=== Information supplied ===

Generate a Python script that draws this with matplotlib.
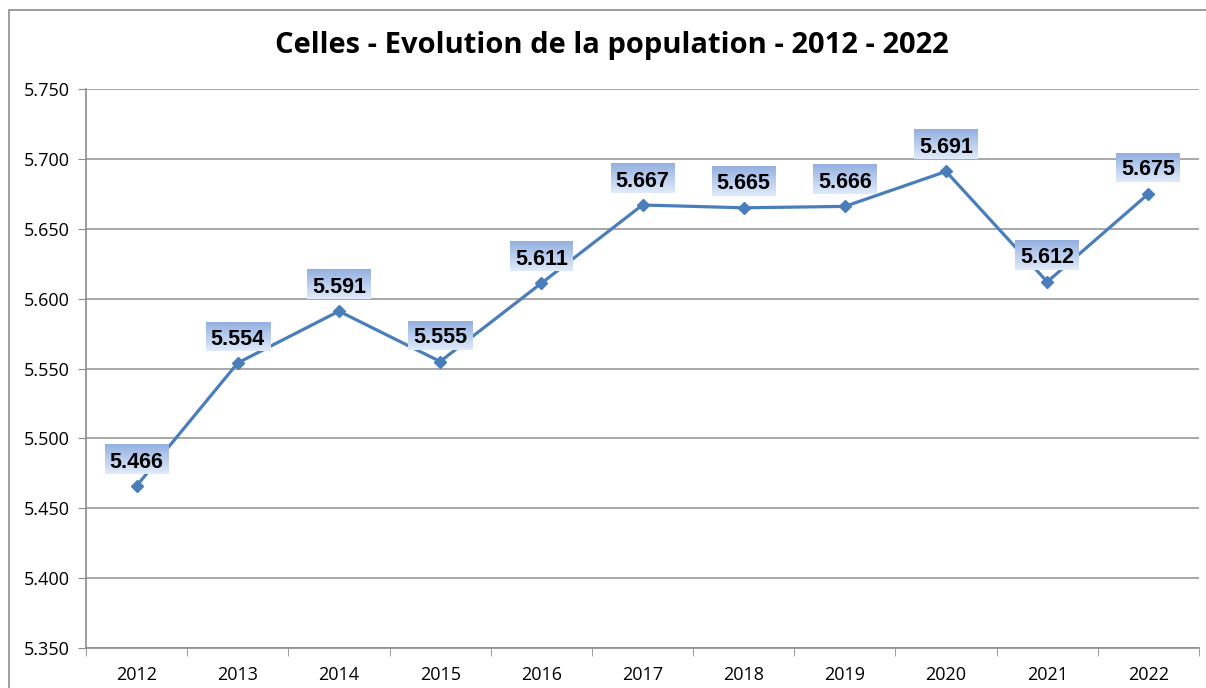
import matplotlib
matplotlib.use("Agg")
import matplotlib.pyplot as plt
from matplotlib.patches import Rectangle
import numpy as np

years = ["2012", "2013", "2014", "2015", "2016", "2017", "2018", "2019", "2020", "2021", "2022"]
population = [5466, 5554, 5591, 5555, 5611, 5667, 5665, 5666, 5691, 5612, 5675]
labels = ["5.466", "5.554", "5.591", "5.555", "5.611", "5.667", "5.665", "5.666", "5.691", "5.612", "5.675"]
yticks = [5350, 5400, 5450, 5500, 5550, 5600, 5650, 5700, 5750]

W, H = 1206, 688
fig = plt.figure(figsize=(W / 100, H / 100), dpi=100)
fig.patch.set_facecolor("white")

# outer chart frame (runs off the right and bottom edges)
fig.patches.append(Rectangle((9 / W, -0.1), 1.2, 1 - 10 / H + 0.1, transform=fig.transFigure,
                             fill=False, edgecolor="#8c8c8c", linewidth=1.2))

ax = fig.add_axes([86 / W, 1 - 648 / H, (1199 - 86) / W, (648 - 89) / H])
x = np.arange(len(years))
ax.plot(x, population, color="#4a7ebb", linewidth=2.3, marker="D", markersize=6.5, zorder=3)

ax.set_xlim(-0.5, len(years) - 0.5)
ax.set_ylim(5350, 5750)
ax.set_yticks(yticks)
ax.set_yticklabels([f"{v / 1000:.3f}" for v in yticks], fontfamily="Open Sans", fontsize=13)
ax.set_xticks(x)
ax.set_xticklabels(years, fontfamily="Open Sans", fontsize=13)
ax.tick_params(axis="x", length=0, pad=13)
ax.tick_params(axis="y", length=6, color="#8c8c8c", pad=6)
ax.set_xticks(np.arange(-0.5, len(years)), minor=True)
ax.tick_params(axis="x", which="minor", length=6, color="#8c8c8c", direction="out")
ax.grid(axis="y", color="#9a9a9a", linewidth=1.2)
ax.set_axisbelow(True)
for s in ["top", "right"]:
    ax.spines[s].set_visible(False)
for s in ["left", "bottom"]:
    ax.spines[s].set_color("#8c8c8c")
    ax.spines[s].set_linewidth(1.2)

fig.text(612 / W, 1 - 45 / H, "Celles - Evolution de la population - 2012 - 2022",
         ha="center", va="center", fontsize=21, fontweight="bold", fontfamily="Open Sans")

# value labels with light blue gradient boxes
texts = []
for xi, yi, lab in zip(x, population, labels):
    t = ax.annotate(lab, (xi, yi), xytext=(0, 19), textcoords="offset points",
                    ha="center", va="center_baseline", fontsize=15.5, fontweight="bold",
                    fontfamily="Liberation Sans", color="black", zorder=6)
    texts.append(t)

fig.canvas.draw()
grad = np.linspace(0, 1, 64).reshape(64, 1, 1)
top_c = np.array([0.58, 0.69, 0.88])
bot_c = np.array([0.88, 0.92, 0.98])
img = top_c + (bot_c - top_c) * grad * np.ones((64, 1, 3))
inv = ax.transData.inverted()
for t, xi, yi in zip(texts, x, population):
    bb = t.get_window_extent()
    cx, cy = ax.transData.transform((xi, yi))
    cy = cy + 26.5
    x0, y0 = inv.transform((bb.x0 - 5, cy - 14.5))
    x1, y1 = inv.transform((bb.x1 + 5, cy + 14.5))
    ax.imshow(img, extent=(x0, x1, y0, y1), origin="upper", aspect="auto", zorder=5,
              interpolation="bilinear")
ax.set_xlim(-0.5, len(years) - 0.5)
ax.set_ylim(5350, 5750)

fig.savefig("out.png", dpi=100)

=== Task details ===
Reproduce the data above in full, exactly as it is, with the pictures left out.

=== Written solution ===
Generate a Python script that draws this with matplotlib.
import matplotlib
matplotlib.use("Agg")
import matplotlib.pyplot as plt
from matplotlib.patches import Rectangle
import numpy as np

years = ["2012", "2013", "2014", "2015", "2016", "2017", "2018", "2019", "2020", "2021", "2022"]
population = [5466, 5554, 5591, 5555, 5611, 5667, 5665, 5666, 5691, 5612, 5675]
labels = ["5.466", "5.554", "5.591", "5.555", "5.611", "5.667", "5.665", "5.666", "5.691", "5.612", "5.675"]
yticks = [5350, 5400, 5450, 5500, 5550, 5600, 5650, 5700, 5750]

W, H = 1206, 688
fig = plt.figure(figsize=(W / 100, H / 100), dpi=100)
fig.patch.set_facecolor("white")

# outer chart frame (runs off the right and bottom edges)
fig.patches.append(Rectangle((9 / W, -0.1), 1.2, 1 - 10 / H + 0.1, transform=fig.transFigure,
                             fill=False, edgecolor="#8c8c8c", linewidth=1.2))

ax = fig.add_axes([86 / W, 1 - 648 / H, (1199 - 86) / W, (648 - 89) / H])
x = np.arange(len(years))
ax.plot(x, population, color="#4a7ebb", linewidth=2.3, marker="D", markersize=6.5, zorder=3)

ax.set_xlim(-0.5, len(years) - 0.5)
ax.set_ylim(5350, 5750)
ax.set_yticks(yticks)
ax.set_yticklabels([f"{v / 1000:.3f}" for v in yticks], fontfamily="Open Sans", fontsize=13)
ax.set_xticks(x)
ax.set_xticklabels(years, fontfamily="Open Sans", fontsize=13)
ax.tick_params(axis="x", length=0, pad=13)
ax.tick_params(axis="y", length=6, color="#8c8c8c", pad=6)
ax.set_xticks(np.arange(-0.5, len(years)), minor=True)
ax.tick_params(axis="x", which="minor", length=6, color="#8c8c8c", direction="out")
ax.grid(axis="y", color="#9a9a9a", linewidth=1.2)
ax.set_axisbelow(True)
for s in ["top", "right"]:
    ax.spines[s].set_visible(False)
for s in ["left", "bottom"]:
    ax.spines[s].set_color("#8c8c8c")
    ax.spines[s].set_linewidth(1.2)

fig.text(612 / W, 1 - 45 / H, "Celles - Evolution de la population - 2012 - 2022",
         ha="center", va="center", fontsize=21, fontweight="bold", fontfamily="Open Sans")

# value labels with light blue gradient boxes
texts = []
for xi, yi, lab in zip(x, population, labels):
    t = ax.annotate(lab, (xi, yi), xytext=(0, 19), textcoords="offset points",
                    ha="center", va="center_baseline", fontsize=15.5, fontweight="bold",
                    fontfamily="Liberation Sans", color="black", zorder=6)
    texts.append(t)

fig.canvas.draw()
grad = np.linspace(0, 1, 64).reshape(64, 1, 1)
top_c = np.array([0.58, 0.69, 0.88])
bot_c = np.array([0.88, 0.92, 0.98])
img = top_c + (bot_c - top_c) * grad * np.ones((64, 1, 3))
inv = ax.transData.inverted()
for t, xi, yi in zip(texts, x, population):
    bb = t.get_window_extent()
    cx, cy = ax.transData.transform((xi, yi))
    cy = cy + 26.5
    x0, y0 = inv.transform((bb.x0 - 5, cy - 14.5))
    x1, y1 = inv.transform((bb.x1 + 5, cy + 14.5))
    ax.imshow(img, extent=(x0, x1, y0, y1), origin="upper", aspect="auto", zorder=5,
              interpolation="bilinear")
ax.set_xlim(-0.5, len(years) - 0.5)
ax.set_ylim(5350, 5750)

fig.savefig("out.png", dpi=100)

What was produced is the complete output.